What Improves the Generalization of Graph Transformers? A Theoretical Dive into the Self-attention and Positional Encoding
Hongkang Li, Meng Wang, Tengfei Ma, Sijia Liu, Zaixi Zhang, Pin-Yu Chen
TL;DR
This paper provides the first SGD-based optimization and generalization analysis for a shallow Graph Transformer with a single self-attention layer and trainable relative positional encoding in semi-supervised node classification. It introduces a data model that separates discriminative and non-discriminative patterns and a core neighborhood that governs labels, enabling a formal characterization of sample complexity and SGD iterations. Theoretical results show that larger fractions of discriminative nodes and careful graph sampling improve generalization, while self-attention induces sparse, class-focused attention and PE promotes the core neighborhood, reducing both sample complexity and training time. Empirical results on synthetic and real-world graphs corroborate the theory, with GTs(paired with PE) outperforming GCNs and GTs without PE in key regimes, offering guidance for GT design and sampling strategies in graph learning.
Abstract
Graph Transformers, which incorporate self-attention and positional encoding, have recently emerged as a powerful architecture for various graph learning tasks. Despite their impressive performance, the complex non-convex interactions across layers and the recursive graph structure have made it challenging to establish a theoretical foundation for learning and generalization.

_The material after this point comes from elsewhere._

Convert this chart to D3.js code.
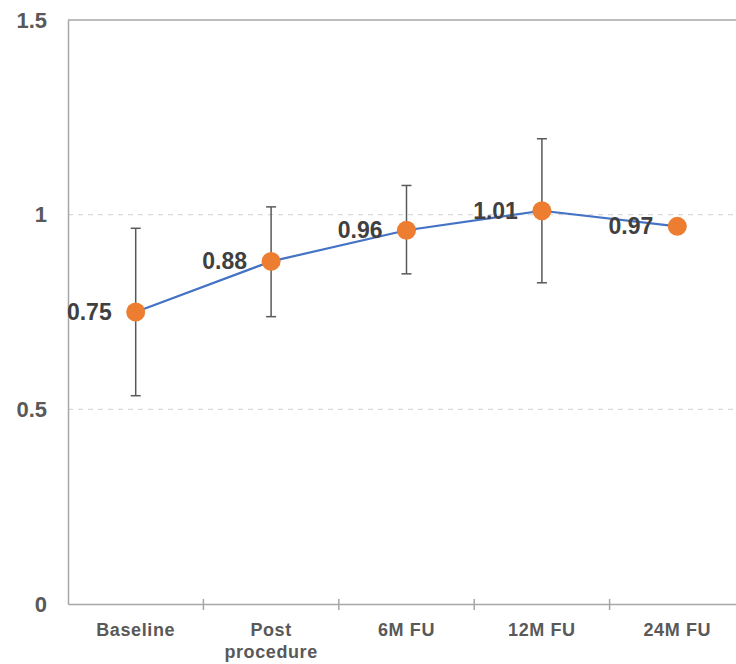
<!doctype html>
<html>
<head>
<meta charset="UTF-8" />
<script src="https://d3js.org/d3.v7.min.js"></script>
<style>
  body { margin: 0; background: #fff; }
  svg { display: block; font-family: Arial, "Liberation Sans", sans-serif; }
</style>
</head>
<body>
<svg id="chart" width="736" height="664"></svg>
<script>
const categories = ["Baseline", "Post\nprocedure", "6M FU", "12M FU", "24M FU"];
const means = [0.75, 0.88, 0.96, 1.01, 0.97];
const upper = [0.965, 1.02, 1.075, 1.195, null];
const lower = [0.535, 0.738, 0.848, 0.825, null];
const yTicks = [0, 0.5, 1, 1.5];
const gridTicks = [0.5, 1];

const svg = d3.select("#chart");
const margin = { left: 68, right: -9, top: 20, bottom: 60 };
const width = 736, height = 664;

const x = d3.scaleBand()
  .domain(categories)
  .range([margin.left, width - margin.right]);

const y = d3.scaleLinear()
  .domain([0, 1.5])
  .range([height - margin.bottom, margin.top]);

// dashed gridlines
svg.append("g")
  .selectAll("line")
  .data(gridTicks)
  .join("line")
  .attr("x1", margin.left)
  .attr("x2", width)
  .attr("y1", d => y(d))
  .attr("y2", d => y(d))
  .attr("stroke", "#d9d9d9")
  .attr("stroke-width", 1.2)
  .attr("stroke-dasharray", "5,5");

// top frame
svg.append("line")
  .attr("x1", margin.left).attr("x2", width)
  .attr("y1", y(1.5)).attr("y2", y(1.5))
  .attr("stroke", "#a6a6a6").attr("stroke-width", 1.5);

// y axis
const yAxis = svg.append("g")
  .attr("transform", `translate(${margin.left},0)`)
  .call(d3.axisLeft(y).tickValues(yTicks).tickSize(0).tickPadding(21)
    .tickFormat(d => d === 0 ? "0" : d3.format("")(d)));
yAxis.select(".domain").attr("stroke", "#a6a6a6").attr("stroke-width", 1.5);
yAxis.selectAll("text")
  .attr("fill", "#595959")
  .style("font-size", "22px")
  .style("font-weight", "bold");

// x axis
const xAxis = svg.append("g")
  .attr("transform", `translate(0,${y(0)})`)
  .call(d3.axisBottom(x).tickSize(0).tickFormat(""));
xAxis.select(".domain").attr("stroke", "#a6a6a6").attr("stroke-width", 1.5);

// category boundary ticks
svg.append("g")
  .selectAll("line")
  .data(categories.slice(1))
  .join("line")
  .attr("x1", d => x(d))
  .attr("x2", d => x(d))
  .attr("y1", y(0) - 5)
  .attr("y2", y(0) + 6)
  .attr("stroke", "#a6a6a6")
  .attr("stroke-width", 1.5);

// category labels
svg.append("g")
  .selectAll("text")
  .data(categories)
  .join("text")
  .attr("x", d => x(d) + x.bandwidth() / 2)
  .attr("y", y(0) + 32)
  .attr("text-anchor", "middle")
  .attr("fill", "#595959")
  .style("font-size", "18px")
  .style("font-weight", "bold")
  .style("letter-spacing", "0.6px")
  .selectAll("tspan")
  .data(d => d.split("\n"))
  .join("tspan")
  .attr("x", function () { return d3.select(this.parentNode).attr("x"); })
  .attr("dy", (d, i) => i === 0 ? 0 : 22)
  .text(d => d);

const cx = i => x(categories[i]) + x.bandwidth() / 2;
const idx = d3.range(categories.length);

// error bars
const eb = svg.append("g")
  .attr("stroke", "#595959")
  .attr("stroke-width", 1.5)
  .selectAll("g")
  .data(idx.filter(i => upper[i] != null))
  .join("g");
eb.append("line")
  .attr("x1", cx).attr("x2", cx)
  .attr("y1", i => y(upper[i])).attr("y2", i => y(lower[i]));
eb.append("line")
  .attr("x1", i => cx(i) - 5).attr("x2", i => cx(i) + 5)
  .attr("y1", i => y(upper[i])).attr("y2", i => y(upper[i]));
eb.append("line")
  .attr("x1", i => cx(i) - 5).attr("x2", i => cx(i) + 5)
  .attr("y1", i => y(lower[i])).attr("y2", i => y(lower[i]));

// line
svg.append("path")
  .datum(idx)
  .attr("fill", "none")
  .attr("stroke", "#4472c4")
  .attr("stroke-width", 2.2)
  .attr("d", d3.line().x(cx).y(i => y(means[i])));

// markers
svg.append("g")
  .selectAll("circle")
  .data(idx)
  .join("circle")
  .attr("cx", cx)
  .attr("cy", i => y(means[i]))
  .attr("r", 9.5)
  .attr("fill", "#ed7d31");

// value labels
svg.append("g")
  .selectAll("text")
  .data(idx)
  .join("text")
  .attr("x", i => cx(i) - 24)
  .attr("y", i => y(means[i]))
  .attr("dy", "0.35em")
  .attr("text-anchor", "end")
  .attr("fill", "#404040")
  .style("font-size", "23px")
  .style("font-weight", "bold")
  .text(i => means[i].toFixed(2));
</script>
</body>
</html>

This study introduces the first theoretical investigation of a shallow Graph Transformer for semi-supervised node classification, comprising a self-attention layer with relative positional encoding and a two-layer perceptron. Focusing on a graph data model with discriminative nodes that determine node labels and non-discriminative nodes that are class-irrelevant, we characterize the sample complexity required to achieve a desirable generalization error by training with stochastic gradient descent (SGD). This paper provides the quantitative characterization of the sample complexity and number of iterations for convergence dependent on the fraction of discriminative nodes, the dominant patterns, and the initial model errors. Furthermore, we demonstrate that self-attention and positional encoding enhance generalization by making the attention map sparse and promoting the core neighborhood during training, which explains the superior feature representation of Graph Transformers. Our theoretical results are supported by empirical experiments on synthetic and real-world benchmarks.